Some operations in SQL Server will turn your entire query plan serial (single-threaded), others will just reserve a so-called “serial zone”. I read up on this stuff a number of years ago (including a great post by Paul White), and thinking that some things must have changed since, I decided to go see for myself.
I set up a 16-core Azure VM with 64 GB of memory, and installed Developer Edition of SQL Server 2012, 2014, 2016 and 2017. I also iterated through each service pack respectively – so that’s 12 versions all in all.
What I’ve left out
I didn’t bother with in-memory tables, XML, JSON and CLR procedures. If you’ve ever tried to make an XQuery run parallel, you probably already know everything in this post.
Here’s a list of features/operations that I’ve found will need a serial plan or serial zone. Oh, and, as soon as I had just finished the post, I realized Erik Darling wrote a post on this a few years ago. So. Yeah. :)
Modifications to table variables
UPDATE, INSERT and DELETE on table variables cause a completely serial plan. SELECT statements, on the other hand, don’t neccessarily.
Completely serial. Even when they’re used in computed columns in one of the tables. Even when you’re not referencing that actual column.
Not all computed columns generate serial plans – only those with scalar functions.
Table value functions
Inline table value functions are expanded in your query plan, just like views, and as such, they can run parallel provided there’s nothing else in them that would prevent that from happening.
Multistatement table value functions, on the other hand, modify table variables by definition. Hence, always serial.
Dynamic management views (DMVs)
Sort of. I found that sys.dm_os_wait_stats will play along in a parallel query – so there could be other DMVs as well.
Recursive common table expressions
The recursive portion of a recursive CTE will run in a serial zone – however, the output will happily distribute into a parallel zone.
(The recursion happens up to and including Index Spool in the screenshot above.)
TOP (n) and TOP (n) WITH TIES
The Top operator runs in a serial zone of the plan. This makes perfect sense, considering what it does.
If you scan an index in its declared order (forward), the Index Scan/Clustered Index Scan operator can go parallel. However, if the scan starts at the end and moves in reverse-order, it will get a serial zone.
So if the index is on (x ASC) and you ORDER BY x DESC, that’s a reverse-order scan, and so is an index on (x DESC) and ORDER BY x ASC.
Parallel. Although you’ll quite often find Sequence Project in a serial zone at the end of a plan, that’s probably just because you’re using it at the outermost part of your query.
However, there’s nothing to stop Sequence Project from going parallel.
(Try adding something nasty like COUNT(DISTINCT) to the results of a window function to get this kind of plan).
Modifications to indexes
So, to my knowledge, index modifications should be able to run in parallel on Enterprise Edition (and thus on Developer Edition), and so I would imagine that modifications such as UPDATE, INSERT and DELETE on an index would go parallel, but this does not appear to be the case.

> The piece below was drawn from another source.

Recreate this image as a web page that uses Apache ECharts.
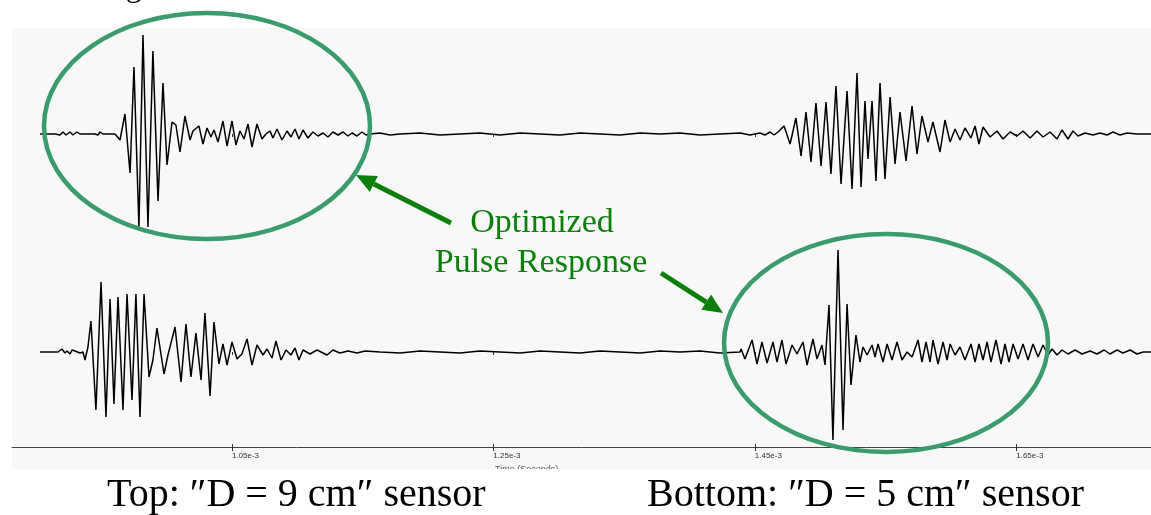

The actual Index Insert, Index Update and Index Delete operators run in a serial zone.
Please let me know in the comments if you know something I don’t. :)
OUTPUT to client
Using OUTPUT to return rows to the client will force a serial plan. On SQL Server 2016+ compatibility, if you run an INSERT INTO … SELECT with parallelism, an OUTPUT … INTO will also be eligible for parallelism under the right circumstances.
INSERTs on heaps
Inserts on heaps can go parallel as of SQL Server 2016, provided that there is no IDENTITY column, and that you’ve specified WITH (TABLOCKX) on the INSERT.
In parallel queries, you’ll often see “local” and “global” aggregates. Say, you want to calculate the average of a column in a parallel plan: SQL Server will divide the rows between the different worker threads, and each thread will create a local aggregate, say, a COUNT() and a SUM() for each thread. Those threads are then combined into a single thread using Parallelism (Gather Streams), which works a bit like UNION ALL in this context. Finally, there’s a global aggregate, which aggregates the SUM([local sum]) and SUM([local count]), and those are divided with each other to form the AVG().
For obvious reasons, the global aggregate can’t be parallel.
To my surprise, all versions and service pack levels (from 2012 RTM to 2017 RTM) behaved almost the same with respect to serial operators. The only exception I found was the SELECT INTO. I was expecting some dramatic changes across versions.